La démocratie participative, ça sert à quoi ? A La Bretagne, ça sert à mettre des ralentisseurs partout. Pour l’automobiliste qui habite ce quartier de Saint-Denis, descendre sur le littoral relève désormais du parcours du combattant. Route Gabriel-Macé (qui, à partir de l’église, devient route Jules-Reydellet), il faut désormais franchir quatorze ralentisseurs pour entrer ou sortir du quartier. Là où l’an dernier, il n’y en avait que six. Quatorze ralentisseurs sur une distance d’à peine trois kilomètres.
Le rapport avec la démocratie participative ? « En ce qui concerne la ville de Saint-Denis, je peux vous assurer que c’est la principale doléance venant des conseils de secteur. En tant qu’élu, on a été mis en place justement pour répondre aux attentes des administrés. Ces ralentisseurs en sont un, ne pas y répondre serait une erreur d’autant que ça concerne la sécurité des plus vulnérables », expliquait Gérald Maillot, conseiller général, vice-président de la Cinor, à notre confrère Michel Zitte, dans les colonnes du Quotidien du 22 octobre 2010.
Les conseillers de secteur, habitants du quartier, auraient donc demandé l’installation de ralentisseurs pour des raisons de sécurité. L’intention est louable sur le papier. A l’usage, on peut se le demander.
D’abord, on a du mal à se souvenir d’un accident mortel dû à une vitesse excessive, survenu sur la D50 ces dernières années. Dans les faits, à cause de ces ralentisseurs, des bus et des camionnettes des marchands forains, on roule plus à 30 à l’heure qu’à 50 route Gabriel-Macé. Parfait pour les embouteillages, donc le bilan carbone.
Ensuite, pourquoi quatorze ralentisseurs sur une distance aussi courte ? N’y aurait-il pas, au minimum, exagération ? C’est ce que pensent les automobilistes dont les vertèbres sont mises à l’épreuve tous les jours. D’autant que certains de ces dos d’âne sont si mal dessinés qu’on est obligé de ralentir à fond, et de repasser la première pour les franchir !
A se demander si la législation est bien respectée. A y regarder de plus près, elle est contournée, par ceux-là mêmes qui sont censés l’appliquer.
Les normes des ralentisseurs ont été définies par le décret 94-447 du 27 mai 1994. Vérification faite, aucune hauteur n’est précisée. En revanche, plusieurs des critères définis par le texte de loi ne sont pas respectés à la Bretagne. Par exemple la limitation de vitesse : elle est, à plusieurs endroits, limitée à 50 km/h alors qu’un ralentisseur exige une limitation à 30 km/h. Dans les faits, on l’a vu, impossible de les franchir à 50 km/h sous peine de casser son auto.

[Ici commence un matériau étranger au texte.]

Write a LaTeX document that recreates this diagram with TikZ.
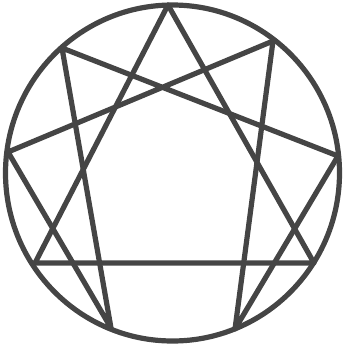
\documentclass[tikz,border=0pt]{standalone}
\definecolor{ink}{HTML}{454545}
\begin{document}
\begin{tikzpicture}[x=1pt,y=-1pt,line join=round,line cap=round,
  stroke/.style={draw=ink,line width=5.2pt}]
\useasboundingbox (0,0) rectangle (345,349);
\coordinate (c) at (172.5,173);
\coordinate (p9) at (168,5);
\coordinate (p1) at (273,41);
\coordinate (p2) at (338,156);
\coordinate (p3) at (314,263);
\coordinate (p4) at (235,329);
\coordinate (p5) at (111,328);
\coordinate (p6) at (35,263);
\coordinate (p7) at (8,152);
\coordinate (p8) at (62,48);
\draw[stroke] (c) ellipse [x radius=167, y radius=168];
\draw[stroke] (p9) -- (p3) -- (p6) -- cycle;
\draw[stroke] (p1) -- (p4) -- (p2) -- (p8) -- (p5) -- (p7) -- cycle;
\end{tikzpicture}
\end{document}
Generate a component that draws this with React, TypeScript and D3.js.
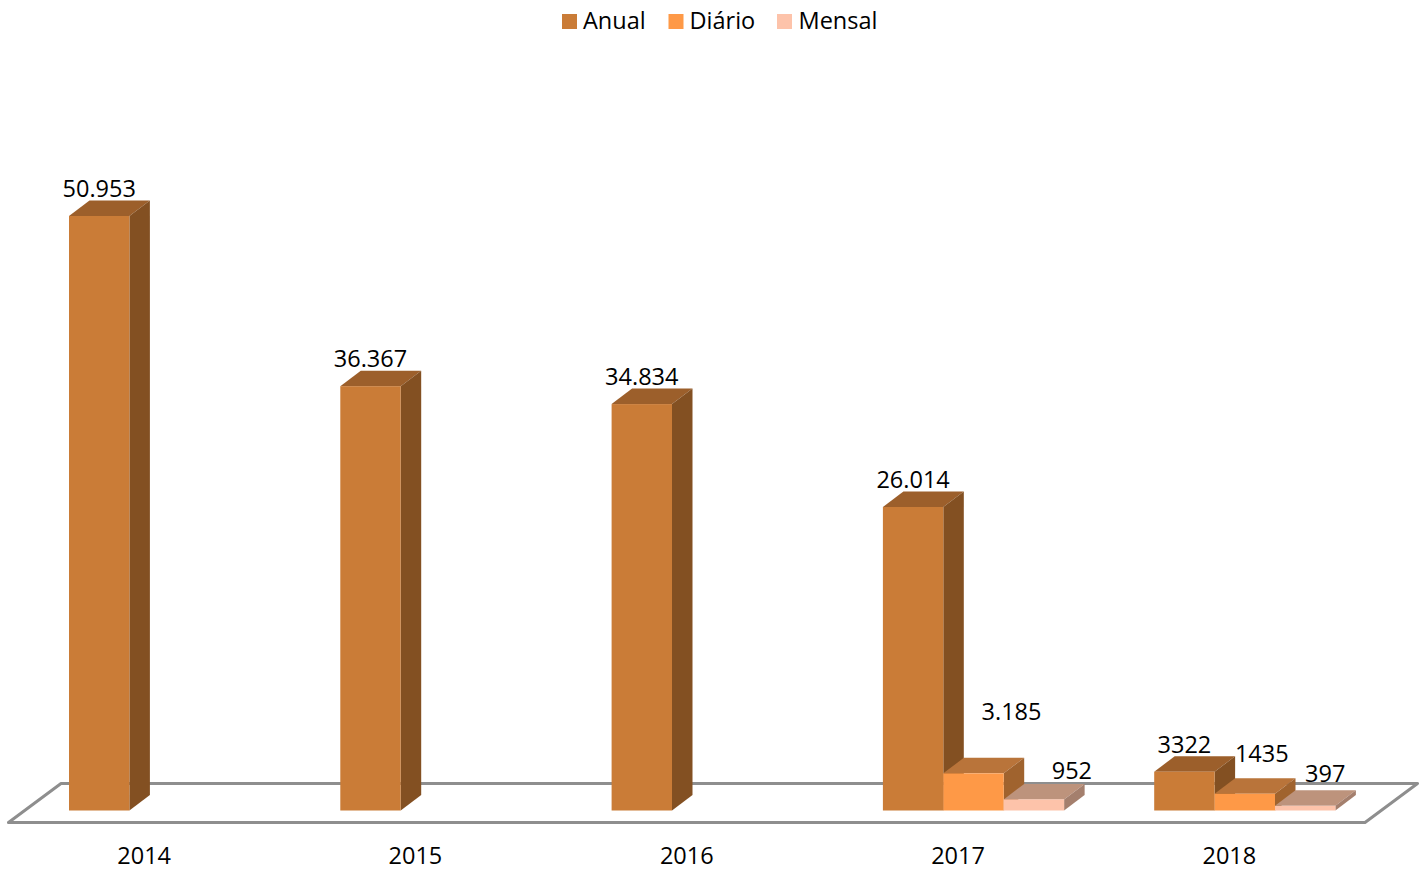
import React from "react";
import * as d3 from "d3";

const years = ["2014", "2015", "2016", "2017", "2018"];
const seriesNames = ["Anual", "Diário", "Mensal"];
const anual = [50953, 36367, 34834, 26014, 3322];
const diario = [null, null, null, 3185, 1435];
const mensal = [null, null, null, 952, 397];
const anualLabels = ["50.953", "36.367", "34.834", "26.014", "3322"];
const diarioLabels = ["", "", "", "3.185", "1435"];
const mensalLabels = ["", "", "", "952", "397"];

const W = 1421, H = 880;
const FONT = "'Open Sans', sans-serif";
const seriesValues = [anual, diario, mensal];
const seriesLabels = [anualLabels, diarioLabels, mensalLabels];
const palette = [
  { front: "#CA7C37", top: "#9C5F2B", side: "#835022", legend: "#CA7C37" },
  { front: "#FE9947", top: "#B9743A", side: "#A0632E", legend: "#FE9947" },
  { front: "#FDC3AA", top: "#BD937C", side: "#A47F6D", legend: "#FDC3AA" },
];
// manual label placement of the original: [dx, dy] from the default spot
const nudges: Record<string, [number, number]> = {
  "3-1": [38, -34],
  "3-2": [38, -1],
  "4-1": [17, -13],
  "4-2": [20, -5],
};

const DX = 20.5, DY = 15.5;
const base = 810.5;
const floorFront = [8.5, 1365];
const floorBackDx = 52.5;
const floorFrontY = 822.5, floorBackY = 783.5;

export default function App() {
  const y = d3.scaleLinear().domain([0, 50953]).range([base, 216]);
  const xCat = d3.scaleBand<string>().domain(years).range(floorFront as [number, number]);
  const xSer = d3.scaleBand<string>().domain(seriesNames).range([60.5, 60.5 + 181.2]);
  const bw = xSer.bandwidth();

  const floorPath = d3.line()([
    [floorFront[0], floorFrontY],
    [floorFront[1], floorFrontY],
    [floorFront[1] + floorBackDx, floorBackY],
    [floorFront[0] + floorBackDx, floorBackY],
  ]) + "Z";

  const legendX = [562, 668.5, 777];
  const legendTextX = [583, 689.5, 798.5];

  return (
    <svg width={W} height={H} style={{ position: "absolute", left: 0, top: 0, background: "#fff" }} fontFamily={FONT}>
      <path d={floorPath} fill="#fff" stroke="#8E8E8E" strokeWidth={3} strokeLinejoin="round" />

      {years.map((yr, i) => (
        <g key={yr}>
          {seriesNames.map((s, k) => {
            const v = seriesValues[k][i];
            if (v == null) return null;
            const x0 = xCat(yr)! + xSer(s)!;
            const x1 = x0 + bw;
            const t = y(v);
            const c = palette[k];
            return (
              <g key={s}>
                <path d={`M${x0},${t}L${x0 + DX},${t - DY}L${x1 + DX},${t - DY}L${x1},${t}Z`} fill={c.top} />
                <path d={`M${x1},${t}L${x1 + DX},${t - DY}L${x1 + DX},${base - DY}L${x1},${base}Z`} fill={c.side} />
                <rect x={x0} y={t} width={bw} height={base - t} fill={c.front} />
              </g>
            );
          })}
        </g>
      ))}

      {years.map((yr, i) =>
        seriesNames.map((s, k) => {
          const v = seriesValues[k][i];
          if (v == null) return null;
          const [nx, ny] = nudges[`${i}-${k}`] ?? [0, 0];
          return (
            <text key={yr + s} x={xCat(yr)! + xSer(s)! + bw / 2 + nx} y={y(v) - 19 + ny} textAnchor="middle" fontSize={23.5} fill="#000">
              {seriesLabels[k][i]}
            </text>
          );
        })
      )}

      {years.map((yr) => (
        <text key={yr} x={xCat(yr)! + xCat.bandwidth() / 2} y={864} textAnchor="middle" fontSize={23.5} fill="#000">
          {yr}
        </text>
      ))}

      {seriesNames.map((s, k) => (
        <g key={s}>
          <rect x={legendX[k]} y={14} width={15} height={15} fill={palette[k].legend} />
          <text x={legendTextX[k]} y={29} fontSize={23.5} fill="#000">{s}</text>
        </g>
      ))}
    </svg>
  );
}
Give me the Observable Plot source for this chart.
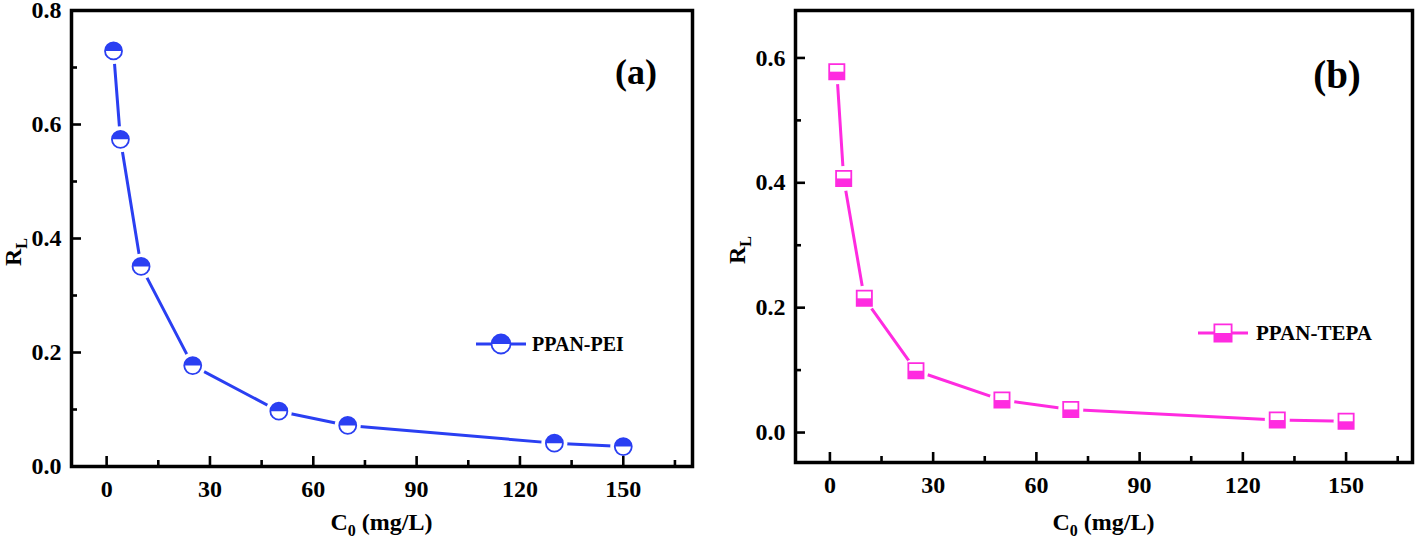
<!DOCTYPE html>
<html><head><meta charset="utf-8">
<script src="https://cdn.jsdelivr.net/npm/d3@7"></script>
<script src="https://cdn.jsdelivr.net/npm/@observablehq/plot@0.6"></script>
<style>
body{margin:0;background:#fff;}
#wrap{display:flex;width:1418px;height:538px;overflow:hidden;}
</style></head><body><div id="wrap"></div>
<script>
// ---- data ----
const c0 = [2, 4, 10, 25, 50, 70, 130, 150];
const rlPEI = [0.729, 0.574, 0.351, 0.177, 0.097, 0.072, 0.041, 0.035];
const rlTEPA = [0.578, 0.407, 0.215, 0.099, 0.052, 0.037, 0.020, 0.018];
const xMajor = [0, 30, 60, 90, 120, 150];
const xMinor = [15, 45, 75, 105, 135, 165];
const yMajorA = [0, 0.2, 0.4, 0.6, 0.8];
const yMinorA = [0.1, 0.3, 0.5, 0.7];
const yMajorB = [0, 0.2, 0.4, 0.6];
const yMinorB = [0.1, 0.3, 0.5];
const nameA = "PPAN-PEI", nameB = "PPAN-TEPA";
const tagA = "(a)", tagB = "(b)";
const xLabelMain = "C", xLabelSub = "0", xLabelRest = " (mg/L)";
const yLabelMain = "R", yLabelSub = "L";

const FONT = "'Liberation Serif', 'Times New Roman', serif";
const BLUE = "#2a3ff2";
const PINK = "#ff2be0";

// ---- symbols ----
const circleSym = {draw(c, s) { const r = Math.sqrt(s / Math.PI); c.moveTo(r, 0); c.arc(0, 0, r, 0, 2 * Math.PI); c.closePath(); }};
const topHalfCircle = {draw(c, s) { const r = Math.sqrt(s / Math.PI); c.moveTo(r, 0); c.arc(0, 0, r, 0, Math.PI, true); c.closePath(); }};
const squareSym = {draw(c, s) { const r = Math.sqrt(s / Math.PI); c.rect(-r, -r, 2 * r, 2 * r); }};
const bottomHalfSquare = {draw(c, s) { const r = Math.sqrt(s / Math.PI); c.rect(-r, 0, 2 * r, r); }};

function symPath(sym, r) { const p = d3.path(); sym.draw(p, Math.PI * r * r); return p.toString(); }

function overlay(cfg) {
  return (index, scales, values, dims) => {
    const {width, height, marginLeft, marginRight, marginTop, marginBottom} = dims;
    const fl = marginLeft, fr = width - marginRight, ft = marginTop, fb = height - marginBottom;
    const g = d3.create("svg:g").attr("font-family", FONT).attr("font-weight", "bold").attr("fill", "black");
    // x label
    const xl = g.append("text").attr("x", (fl + fr) / 2).attr("y", height - 8)
      .attr("text-anchor", "middle").attr("font-size", 24);
    xl.append("tspan").text(xLabelMain);
    xl.append("tspan").attr("font-size", 16).attr("dy", 6).text(xLabelSub);
    xl.append("tspan").attr("dy", -6).text(xLabelRest);
    // y label
    const yl = g.append("text")
      .attr("transform", `translate(${fl - 50},${(ft + fb) / 2 + 14}) rotate(-90)`)
      .attr("text-anchor", "middle").attr("font-size", 24);
    yl.append("tspan").text(yLabelMain);
    yl.append("tspan").attr("font-size", 16).attr("dy", 6).text(yLabelSub);
    // panel tag
    g.append("text").attr("x", fr - cfg.tagDx).attr("y", cfg.tagY)
      .attr("text-anchor", "middle").attr("font-size", cfg.tagSize).text(cfg.tag);
    // legend
    const cx = fl + cfg.legDx, cy = ft + cfg.legDy;
    g.append("line").attr("x1", cx - 25).attr("x2", cx + 25).attr("y1", cy).attr("y2", cy)
      .attr("stroke", cfg.color).attr("stroke-width", 3);
    g.append("path").attr("transform", `translate(${cx},${cy})`).attr("d", symPath(cfg.full, cfg.r + 1))
      .attr("fill", "white").attr("stroke", cfg.color).attr("stroke-width", 1.8);
    g.append("path").attr("transform", `translate(${cx},${cy})`).attr("d", symPath(cfg.half, cfg.r + 1))
      .attr("fill", cfg.color);
    g.append("text").attr("x", cx + cfg.legTextDx).attr("y", cy + 7)
      .attr("text-anchor", "start").attr("font-size", cfg.legSize).text(cfg.name);
    return g.node();
  };
}

function panel(cfg) {
  const rows = c0.map((x, i) => ({x, y: cfg.values[i]}));
  const innerH = cfg.height - cfg.mt - cfg.mb;
  const innerW = cfg.width - cfg.ml - cfg.mr;
  return Plot.plot({
    width: cfg.width, height: cfg.height,
    marginLeft: cfg.ml, marginRight: cfg.mr, marginTop: cfg.mt, marginBottom: cfg.mb,
    x: {domain: cfg.xDomain, label: null},
    y: {domain: cfg.yDomain, label: null},
    style: {fontFamily: FONT, fontWeight: "bold", background: "white", color: "black", fontSize: "24px", overflow: "visible"},
    marks: [
      Plot.line(rows, {x: "x", y: "y", stroke: cfg.color, strokeWidth: 3}),
      Plot.dot(rows, {x: "x", y: "y", r: cfg.halo, fill: "white", symbol: circleSym}),
      Plot.dot(rows, {x: "x", y: "y", r: cfg.r, fill: "white", stroke: cfg.color, strokeWidth: 1.8, symbol: cfg.full}),
      Plot.dot(rows, {x: "x", y: "y", r: cfg.r, fill: cfg.color, symbol: cfg.half}),
      Plot.ruleX(xMajor, {x: d => d, insetTop: innerH - 10, strokeWidth: 2.6}),
      Plot.ruleX(xMinor, {x: d => d, insetTop: innerH - 6, strokeWidth: 2.6}),
      Plot.ruleY(cfg.yMajor, {y: d => d, insetRight: innerW - 10, strokeWidth: 2.6}),
      Plot.ruleY(cfg.yMinor, {y: d => d, insetRight: innerW - 6, strokeWidth: 2.6}),
      Plot.frame({strokeWidth: 3.5}),
      Plot.axisX(xMajor, {tickSize: 0, tickPadding: 13, fontSize: 24, fontWeight: "bold", tickFormat: d3.format("d"), label: null}),
      Plot.axisY(cfg.yMajor, {tickSize: 0, tickPadding: 10, fontSize: 24, fontWeight: "bold", tickFormat: d3.format(".1f"), label: null}),
      overlay(cfg)
    ]
  });
}

const wrap = document.getElementById("wrap");
wrap.append(panel({
  values: rlPEI, color: BLUE, full: circleSym, half: topHalfCircle, r: 8.5, halo: 13,
  width: 709, height: 538, ml: 71, mr: 17, mt: 10, mb: 72,
  xDomain: [-10.2, 170.1], yDomain: [0, 0.8], yMajor: yMajorA, yMinor: yMinorA,
  tag: tagA, tagDx: 56, tagY: 84, tagSize: 36,
  name: nameA, legDx: 430, legDy: 334, legTextDx: 31, legSize: 20
}));
wrap.append(panel({
  values: rlTEPA, color: PINK, full: squareSym, half: bottomHalfSquare, r: 7.6, halo: 12.5,
  width: 709, height: 538, ml: 86, mr: 6, mt: 10, mb: 76,
  xDomain: [-10, 169.3], yDomain: [-0.048, 0.676], yMajor: yMajorB, yMinor: yMinorB,
  tag: tagB, tagDx: 75, tagY: 88, tagSize: 39,
  name: nameB, legDx: 428, legDy: 323, legTextDx: 33, legSize: 21
}));
</script>
</body></html>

Autre critère : la pente. Selon le même décret, on ne peut construire un ralentisseur dans une rue dont la déclivité dépasse les 4%. Route Gabriel-Macé, la pente est bien souvent au-delà de cette valeur.
Les services du conseil général, donc dépend la route départementale 50, sont-ils dans l’illégalité ? La réalité est plus savoureuse. Explication d’un interlocuteur du service des routes du Département : « Les dispositifs du CD 50 ne sont pas des ralentisseurs, mais des plateaux surélevés ». Traduction : comme il n’y a pas besoin de respecter le décret du 27 mai 1994, on peut faire n’importe quoi. Sous prétexte de sécurité, pour satisfaire une petite frange d’habitants et emmerder tous ceux qui doivent prendre leur voiture pour se déplacer.
Comprenons-nous bien : il n’est pas question ici de défendre le tout-bagnole et la vitesse. Comme tout le monde ou presque, on aimerait pouvoir utiliser des transports en commun, écologiques, à passages fréquents, plutôt que des bus lents, qu’on attend des heures et qui doivent, en plus passer sur les ralentisseurs ! Mais créer de tels transports en commun coûte sans doute plus cher que placer des « plateaux surélevés » tous les deux cents mètres. Au final, ces quatorze ralentisseurs (on ne compte pas ceux des chemins adjacents, qui ont fait leur apparition récemment, y compris dans des secteurs où il est impossible de rouler vite !) relèvent de la poudre aux yeux.
On espère que ce n’est pas un calcul électoral en vue de mars 2011. Car une chose est sûre : il y a plus d’automobilistes que de conseillers de secteur à la Bretagne. Ils peuvent voter. Et c’est valable partout sur l’île.